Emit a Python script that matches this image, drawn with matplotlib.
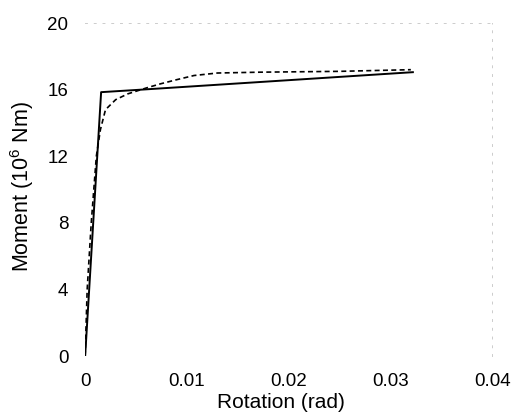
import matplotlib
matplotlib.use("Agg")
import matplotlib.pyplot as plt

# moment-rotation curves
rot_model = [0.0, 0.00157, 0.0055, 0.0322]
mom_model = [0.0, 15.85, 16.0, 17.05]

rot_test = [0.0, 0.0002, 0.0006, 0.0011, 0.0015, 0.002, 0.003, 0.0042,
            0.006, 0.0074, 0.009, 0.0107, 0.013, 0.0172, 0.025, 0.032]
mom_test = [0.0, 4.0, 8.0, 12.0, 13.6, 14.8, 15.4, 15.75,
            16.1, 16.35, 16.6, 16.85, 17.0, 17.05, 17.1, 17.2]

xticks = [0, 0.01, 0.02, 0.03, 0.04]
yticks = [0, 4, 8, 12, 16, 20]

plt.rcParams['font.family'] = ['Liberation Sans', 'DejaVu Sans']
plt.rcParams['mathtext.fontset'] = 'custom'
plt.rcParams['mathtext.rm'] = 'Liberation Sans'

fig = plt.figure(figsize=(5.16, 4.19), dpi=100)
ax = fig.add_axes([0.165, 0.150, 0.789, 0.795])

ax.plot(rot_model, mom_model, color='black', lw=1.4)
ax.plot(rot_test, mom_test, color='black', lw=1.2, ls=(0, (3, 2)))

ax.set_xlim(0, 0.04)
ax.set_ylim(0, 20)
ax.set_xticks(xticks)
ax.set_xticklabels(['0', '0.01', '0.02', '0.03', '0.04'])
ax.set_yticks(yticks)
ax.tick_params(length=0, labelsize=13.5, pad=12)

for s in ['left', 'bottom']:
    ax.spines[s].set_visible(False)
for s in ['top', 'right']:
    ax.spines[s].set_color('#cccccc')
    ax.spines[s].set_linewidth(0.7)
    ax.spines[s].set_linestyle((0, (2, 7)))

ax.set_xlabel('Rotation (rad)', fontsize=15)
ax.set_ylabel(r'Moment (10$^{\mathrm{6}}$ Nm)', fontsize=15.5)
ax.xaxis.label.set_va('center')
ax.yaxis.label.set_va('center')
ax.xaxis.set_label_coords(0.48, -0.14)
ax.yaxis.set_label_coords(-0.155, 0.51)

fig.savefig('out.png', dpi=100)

-=-=-=-=-

Search the data for the word "matplotlib" and copy each line where it appears.

Emit a Python script that matches this image, drawn with matplotlib.
import matplotlib
matplotlib.use("Agg")
import matplotlib.pyplot as plt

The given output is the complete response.